Recorded information:

※

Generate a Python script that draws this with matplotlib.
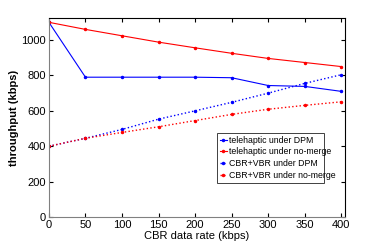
import matplotlib
matplotlib.use("Agg")
import matplotlib.pyplot as plt

rates = [0, 50, 100, 150, 200, 250, 300, 350, 400]
tele_dpm = [1100, 790, 790, 790, 790, 787, 743, 738, 710]
tele_nomerge = [1100, 1060, 1024, 988, 956, 925, 896, 873, 850]
cbr_dpm = [400, 445, 495, 553, 600, 648, 700, 755, 804]
cbr_nomerge = [400, 445, 478, 510, 545, 580, 609, 631, 651]
labels = ["telehaptic under DPM", "telehaptic under no-merge",
          "CBR+VBR under DPM", "CBR+VBR under no-merge"]
xticks = [0, 50, 100, 150, 200, 250, 300, 350, 400]
yticks = [0, 200, 400, 600, 800, 1000]

plt.rcParams['font.family'] = ['Liberation Sans', 'DejaVu Sans']

fig = plt.figure(figsize=(3.82, 2.45), dpi=100)
ax = fig.add_axes([0.128, 0.114, 0.775, 0.813])

ax.plot(rates, tele_dpm, '-', color='#0000ff', lw=0.8, marker='.', ms=3, label=labels[0])
ax.plot(rates, tele_nomerge, '-', color='#ff0000', lw=0.8, marker='.', ms=3, label=labels[1])
ax.plot(rates, cbr_dpm, ':', color='#0000ff', lw=1.0, marker='.', ms=3, label=labels[2])
ax.plot(rates, cbr_nomerge, ':', color='#ff0000', lw=1.0, marker='.', ms=3, label=labels[3])

ax.set_xlim(0, 405)
ax.set_ylim(0, 1125)
ax.set_xticks(xticks)
ax.set_yticks(yticks)
ax.tick_params(direction='in', top=True, right=True, labelsize=8, length=3, pad=2)
for s in ax.spines.values():
    s.set_linewidth(0.8)
ax.spines['left'].set_color('#808080')
ax.spines['bottom'].set_color('#808080')

ax.set_xlabel("CBR data rate (kbps)", fontsize=8, labelpad=1)
ax.set_ylabel("throughput (kbps)", fontsize=8, fontweight='bold', labelpad=2)

leg = ax.legend(loc='lower left', bbox_to_anchor=(0.567, 0.172, 0.363, 0.248),
                mode='expand', fontsize=6.3, handlelength=0.8, handletextpad=0.3,
                borderpad=0.35, labelspacing=0.3, fancybox=False, framealpha=1,
                borderaxespad=0)
leg.get_frame().set_edgecolor('#404040')
leg.get_frame().set_linewidth(0.7)

fig.savefig("out.png", dpi=100)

※

Required work: Write out the data precisely as given, excluding the pictures.

Reply:
Generate a Python script that draws this with matplotlib.
import matplotlib
matplotlib.use("Agg")
import matplotlib.pyplot as plt

rates = [0, 50, 100, 150, 200, 250, 300, 350, 400]
tele_dpm = [1100, 790, 790, 790, 790, 787, 743, 738, 710]
tele_nomerge = [1100, 1060, 1024, 988, 956, 925, 896, 873, 850]
cbr_dpm = [400, 445, 495, 553, 600, 648, 700, 755, 804]
cbr_nomerge = [400, 445, 478, 510, 545, 580, 609, 631, 651]
labels = ["telehaptic under DPM", "telehaptic under no-merge",
          "CBR+VBR under DPM", "CBR+VBR under no-merge"]
xticks = [0, 50, 100, 150, 200, 250, 300, 350, 400]
yticks = [0, 200, 400, 600, 800, 1000]

plt.rcParams['font.family'] = ['Liberation Sans', 'DejaVu Sans']

fig = plt.figure(figsize=(3.82, 2.45), dpi=100)
ax = fig.add_axes([0.128, 0.114, 0.775, 0.813])

ax.plot(rates, tele_dpm, '-', color='#0000ff', lw=0.8, marker='.', ms=3, label=labels[0])
ax.plot(rates, tele_nomerge, '-', color='#ff0000', lw=0.8, marker='.', ms=3, label=labels[1])
ax.plot(rates, cbr_dpm, ':', color='#0000ff', lw=1.0, marker='.', ms=3, label=labels[2])
ax.plot(rates, cbr_nomerge, ':', color='#ff0000', lw=1.0, marker='.', ms=3, label=labels[3])

ax.set_xlim(0, 405)
ax.set_ylim(0, 1125)
ax.set_xticks(xticks)
ax.set_yticks(yticks)
ax.tick_params(direction='in', top=True, right=True, labelsize=8, length=3, pad=2)
for s in ax.spines.values():
    s.set_linewidth(0.8)
ax.spines['left'].set_color('#808080')
ax.spines['bottom'].set_color('#808080')

ax.set_xlabel("CBR data rate (kbps)", fontsize=8, labelpad=1)
ax.set_ylabel("throughput (kbps)", fontsize=8, fontweight='bold', labelpad=2)

leg = ax.legend(loc='lower left', bbox_to_anchor=(0.567, 0.172, 0.363, 0.248),
                mode='expand', fontsize=6.3, handlelength=0.8, handletextpad=0.3,
                borderpad=0.35, labelspacing=0.3, fancybox=False, framealpha=1,
                borderaxespad=0)
leg.get_frame().set_edgecolor('#404040')
leg.get_frame().set_linewidth(0.7)

fig.savefig("out.png", dpi=100)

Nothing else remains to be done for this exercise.